A scathing report by environmental watchdog Global Witness names Honduras the “deadliest place to defend the planet” and links the country’s business and political elite to brutal acts of human rights abuses.
Global Witness says 123 people have been killed protecting their land in Honduras since the 2009 coup.
The report comes nearly a year after award-winning environmentalist Berta Cáceres was shot dead inside her home after fighting against one of Central America’s largest hydropower projects.
The two-year investigation sheds light on what the group says is political corruption within Honduras and some of the major players.
Gladis Aurora López, the president of the country’s ruling party and vice president of Congress, is seen as “one of several top politicians and business tycoons implicated in a violent crackdown,” the report said.
The report ties López’s husband, Arnold Gustavo Castro, to the controversial hydroelectric dams, Los Encinos and La Aurora, which are being built on sacred indigenous lands. As the sole director of the companies behind the dams, Global Witness says he illegally obtained the contracts when his wife was in Congress.
Three indigenous activists who fought against Los Encinos dam were killed, “their bodies dismembered and showing signs of torture,” Global Witness said.

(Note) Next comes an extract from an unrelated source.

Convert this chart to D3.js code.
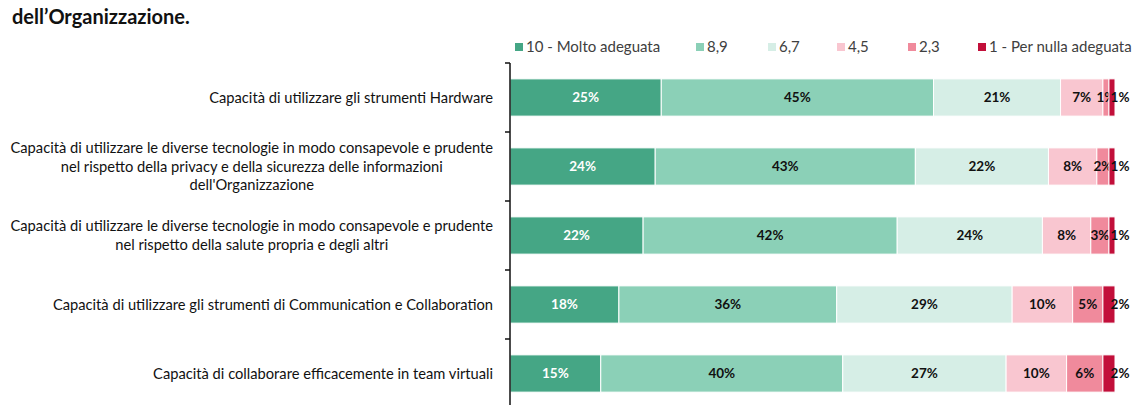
<!DOCTYPE html>
<meta charset="utf-8">
<head>
<style>
body { margin: 0; background: #fff; }
svg text { font-family: Lato, "Open Sans", sans-serif; }
.title { font-size: 20px; font-weight: 700; fill: #111; }
.cat { font-size: 14.7px; fill: #111; }
.val { font-size: 13.5px; font-weight: 700; text-anchor: middle; }
.leg { font-size: 15px; fill: #404040; }
</style>
</head>
<body>
<svg width="1143" height="405"></svg>
<script src="https://d3js.org/d3.v7.min.js"></script>
<script>

// categories (one array of lines per bar)
var categories = [
  ["Capacità di utilizzare gli strumenti Hardware"],
  ["Capacità di utilizzare le diverse tecnologie in modo consapevole e prudente",
   "nel rispetto della privacy e della sicurezza delle informazioni",
   "dell'Organizzazione"],
  ["Capacità di utilizzare le diverse tecnologie in modo consapevole e prudente",
   "nel rispetto della salute propria e degli altri"],
  ["Capacità di utilizzare gli strumenti di Communication e Collaboration"],
  ["Capacità di collaborare efficacemente in team virtuali"]
];

var seriesNames = ["10 - Molto adeguata", "8,9", "6,7", "4,5", "2,3", "1 - Per nulla adeguata"];
var seriesColors = ["#45a685", "#8bd0b7", "#d6eee6", "#f9c6d0", "#f08a9c", "#c20f3a"];

// values in %
var s10 = [25, 24, 22, 18, 15];
var s89 = [45, 43, 42, 36, 40];
var s67 = [21, 22, 24, 29, 27];
var s45 = [7, 8, 8, 10, 10];
var s23 = [1, 2, 3, 5, 6];
var s1  = [1, 1, 1, 2, 2];

var legendX = [515, 696, 768, 837, 908, 978];

var svg = d3.select("svg");

svg.append("text").attr("class", "title")
  .attr("x", 12).attr("y", 24)
  .text("dell\u2019Organizzazione.");

// build table for the stack
var allSeries = [s10, s89, s67, s45, s23, s1];
var table = categories.map(function(c, i) {
  var row = { idx: i };
  seriesNames.forEach(function(n, j) { row[n] = allSeries[j][i]; });
  return row;
});

var stacked = d3.stack().keys(seriesNames)(table);

var x = d3.scaleLinear().domain([0, 100]).range([510, 1115]);
var y = d3.scaleBand().domain(d3.range(categories.length)).range([63, 408]).paddingInner(0.46).paddingOuter(0.23);

// bars
var layer = svg.append("g").selectAll("g")
  .data(stacked)
  .enter().append("g")
    .attr("fill", function(d, i) { return seriesColors[i]; });

layer.selectAll("rect")
  .data(function(d) { return d; })
  .enter().append("rect")
    .attr("x", function(d) { return x(d[0]); })
    .attr("y", function(d) { return y(d.data.idx); })
    .attr("width", function(d) { return x(d[1]) - x(d[0]); })
    .attr("height", y.bandwidth())
    .attr("stroke", "#fff")
    .attr("stroke-width", 1);

// value labels (last series sits outside the bar, to the right)
layer.each(function(s, si) {
  var last = si === seriesNames.length - 1;
  d3.select(this).selectAll("text")
    .data(s)
    .enter().append("text")
      .attr("class", "val")
      .attr("x", function(d) { return last ? x(d[1]) + 5 : (x(d[0]) + x(d[1])) / 2; })
      .attr("y", function(d) { return y(d.data.idx) + y.bandwidth() / 2; })
      .attr("dy", "0.35em")
      .attr("text-anchor", last ? "start" : "middle")
      .attr("fill", si === 0 ? "#fff" : "#111")
      .text(function(d) { return (d[1] - d[0]) + "%"; });
});

// axis with ticks between the bands
var axis = svg.append("g");
axis.append("line")
  .attr("x1", 510).attr("x2", 510)
  .attr("y1", y.range()[0]).attr("y2", 405)
  .attr("stroke", "#111").attr("stroke-width", 1.5);
var step = y.step();
axis.selectAll(".tk")
  .data(d3.range(categories.length))
  .enter().append("line")
    .attr("x1", 505).attr("x2", 510)
    .attr("y1", function(d) { return y.range()[0] + d * step; })
    .attr("y2", function(d) { return y.range()[0] + d * step; })
    .attr("stroke", "#111").attr("stroke-width", 1.5);

// category labels: block right-aligned, lines centred within the block
var lineH = 18.5;
categories.forEach(function(lines, i) {
  var g = svg.append("g");
  var cy = y(i) + y.bandwidth() / 2;
  var texts = lines.map(function(l, k) {
    return g.append("text").attr("class", "cat")
      .attr("y", cy + (k - (lines.length - 1) / 2) * lineH)
      .attr("dy", "0.35em")
      .attr("text-anchor", "middle")
      .text(l);
  });
  var maxW = d3.max(texts, function(t) { return t.node().getComputedTextLength(); });
  texts.forEach(function(t) { t.attr("x", 493 - maxW / 2); });
});

// legend
var leg = svg.append("g").selectAll("g")
  .data(seriesNames)
  .enter().append("g")
    .attr("transform", function(d, i) { return "translate(" + legendX[i] + ",47)"; });
leg.append("rect")
  .attr("x", 0).attr("y", -4).attr("width", 8).attr("height", 8)
  .attr("fill", function(d, i) { return seriesColors[i]; });
leg.append("text").attr("class", "leg")
  .attr("x", 11).attr("dy", "0.35em")
  .text(function(d) { return d; });

</script>
</body>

López and her husband denied any involvement, according to Global Witness. They did not respond to CNN en Español’s requests for comment.
Warnings against possible ‘false accusations’

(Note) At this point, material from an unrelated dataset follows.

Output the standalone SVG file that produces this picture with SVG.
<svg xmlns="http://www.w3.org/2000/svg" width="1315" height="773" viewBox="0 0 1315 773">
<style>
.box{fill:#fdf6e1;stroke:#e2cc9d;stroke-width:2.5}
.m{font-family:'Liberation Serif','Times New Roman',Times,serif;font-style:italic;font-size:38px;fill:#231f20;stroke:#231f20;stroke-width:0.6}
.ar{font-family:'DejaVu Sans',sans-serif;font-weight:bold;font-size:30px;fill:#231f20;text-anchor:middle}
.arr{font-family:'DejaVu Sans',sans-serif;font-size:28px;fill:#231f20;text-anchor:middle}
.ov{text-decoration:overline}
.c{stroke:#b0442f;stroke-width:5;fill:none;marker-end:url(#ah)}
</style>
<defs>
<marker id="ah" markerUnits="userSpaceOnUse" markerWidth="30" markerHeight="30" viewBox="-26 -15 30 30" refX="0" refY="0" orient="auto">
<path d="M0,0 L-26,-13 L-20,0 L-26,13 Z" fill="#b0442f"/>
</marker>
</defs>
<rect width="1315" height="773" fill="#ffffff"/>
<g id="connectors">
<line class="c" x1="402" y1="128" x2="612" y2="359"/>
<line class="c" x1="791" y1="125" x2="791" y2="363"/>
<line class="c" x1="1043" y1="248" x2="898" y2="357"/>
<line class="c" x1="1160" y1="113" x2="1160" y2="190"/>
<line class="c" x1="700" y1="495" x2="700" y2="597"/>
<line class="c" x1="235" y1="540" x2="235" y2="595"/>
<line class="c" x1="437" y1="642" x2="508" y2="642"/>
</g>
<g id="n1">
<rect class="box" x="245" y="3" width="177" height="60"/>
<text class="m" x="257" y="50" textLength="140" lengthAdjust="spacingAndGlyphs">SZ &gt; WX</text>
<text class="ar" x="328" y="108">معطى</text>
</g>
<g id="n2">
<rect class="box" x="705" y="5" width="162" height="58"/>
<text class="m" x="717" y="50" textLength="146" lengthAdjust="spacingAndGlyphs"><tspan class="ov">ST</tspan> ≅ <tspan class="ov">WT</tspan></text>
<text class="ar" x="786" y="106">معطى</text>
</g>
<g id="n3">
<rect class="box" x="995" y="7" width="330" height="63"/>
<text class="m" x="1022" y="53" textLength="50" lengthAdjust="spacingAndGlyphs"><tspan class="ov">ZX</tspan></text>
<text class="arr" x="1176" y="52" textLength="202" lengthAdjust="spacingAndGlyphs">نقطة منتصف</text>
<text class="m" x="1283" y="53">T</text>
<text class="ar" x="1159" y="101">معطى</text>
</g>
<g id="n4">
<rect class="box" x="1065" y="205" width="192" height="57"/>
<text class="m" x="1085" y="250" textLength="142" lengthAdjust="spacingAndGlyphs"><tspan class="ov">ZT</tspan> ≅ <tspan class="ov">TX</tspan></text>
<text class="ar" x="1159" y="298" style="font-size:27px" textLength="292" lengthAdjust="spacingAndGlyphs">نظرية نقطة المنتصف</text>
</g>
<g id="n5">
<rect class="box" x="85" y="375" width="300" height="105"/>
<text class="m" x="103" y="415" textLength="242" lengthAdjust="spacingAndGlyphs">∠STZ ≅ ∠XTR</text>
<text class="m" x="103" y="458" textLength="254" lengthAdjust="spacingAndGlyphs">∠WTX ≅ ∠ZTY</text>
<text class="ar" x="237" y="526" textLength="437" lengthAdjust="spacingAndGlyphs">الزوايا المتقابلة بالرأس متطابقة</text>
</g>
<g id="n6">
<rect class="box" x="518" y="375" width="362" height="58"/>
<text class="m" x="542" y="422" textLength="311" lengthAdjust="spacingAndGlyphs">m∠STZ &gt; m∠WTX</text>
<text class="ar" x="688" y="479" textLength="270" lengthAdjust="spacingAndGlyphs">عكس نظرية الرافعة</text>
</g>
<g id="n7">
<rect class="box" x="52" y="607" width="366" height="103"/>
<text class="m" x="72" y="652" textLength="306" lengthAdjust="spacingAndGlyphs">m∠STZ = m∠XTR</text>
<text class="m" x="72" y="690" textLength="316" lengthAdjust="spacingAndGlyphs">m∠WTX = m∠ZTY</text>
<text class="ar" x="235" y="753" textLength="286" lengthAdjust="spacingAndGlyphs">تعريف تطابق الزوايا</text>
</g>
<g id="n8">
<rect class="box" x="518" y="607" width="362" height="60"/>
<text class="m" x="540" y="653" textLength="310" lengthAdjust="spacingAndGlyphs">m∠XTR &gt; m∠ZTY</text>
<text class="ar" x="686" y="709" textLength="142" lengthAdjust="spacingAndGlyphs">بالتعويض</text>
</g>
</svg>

Others within the government caution against making such bold accusations.
“They have to be certain about the implication of the people they are bringing accusations to,” warned Jorge Gallindo, a spokesman within the criminal investigation technical agency in Honduras. “Doing something prematurely can lead to false accusations or damage the investigation.”
Honduras, a poor nation building itself up after the 2009 coup, has six out of 10 rural households living in extreme poverty on $2.50 per day.
The region, which has seen an unequal distribution in wealth and land, is “rich in resources, but high-level corruption and a weak rule of law contributes to the current situation for community leaders being killed in record numbers,” Billy Kyte of Global Witness told CNN in an email.
He accuses the country’s elite of using “corrupt and criminal means to cash in on the country’s natural wealth, and are enlisting the support of state forces to murder and terrorize the communities who dare to stand in their way.”
“Those who speak out are being silenced in record numbers,” Kyte said. “These are ordinary people defending their lands against the illegal imposition of mining, hydrodams, agribusiness projects.”
The report criticizes the United States for “backing Honduran state forces, which are often behind the murders and attacks of activists.” The United States is Honduras’ main trading partner, according to the State Department. In 2013, the two countries had a $9.8 billion trading partnership.
In response to the report, the United States asserted its commitment to addressing human rights concerns in Honduras.
“The United States is focused on supporting Honduran efforts to address impunity, strengthen civil society, and create conditions that will bring about security and broad-based economic prosperity for Hondurans,” a spokesperson for the State Department told CNN, noting the US Embassy’s recent $2.9 million pledge to Freedom House, an organization that works with the Honduran government to help protect human rights defenders.
Arrests made in death of environmentalist
The Honduran government has repeatedly said it works hard so those responsible for the crimes are brought to justice, and to ensure that the most vulnerable groups are not bothered or attacked.
In Cáceres’ case, seven people have been arrested in connection to her death, including the man who managed the Agua Zarca dam project for Desarrollos Energeticos.
“We have to denounce who designed the crime, who planned it, who paid for it, and also the people inside the company who promoted the harassment, prosecution, criminalization that lead to her being murdered,” Cáceres’ daughter, Berta Zuniga Cáceres, told CNN en Español.
The company denies involvement in the killing or any wrongdoing.
Meanwhile, Silvio Carrillo, Berta Cáceres’ nephew, is pushing for a bill in the US Congress — the “Berta Cáceres Human Rights in Honduras Act” — that would cut all security funding for Honduras until “human rights violations by Honduran security forces cease and their perpetrators are brought to justice.”
“This is not just about Berta,” Carrillo told CNN. “She may have been simply collateral damage to the US government, but to us and the millions who support us around the world, she — and the at least 123 other dead activists — are a symbol of a US policy that has clearly failed. We continue to ask that the US stop supporting this criminal syndicate that claims to be a government in Honduras.”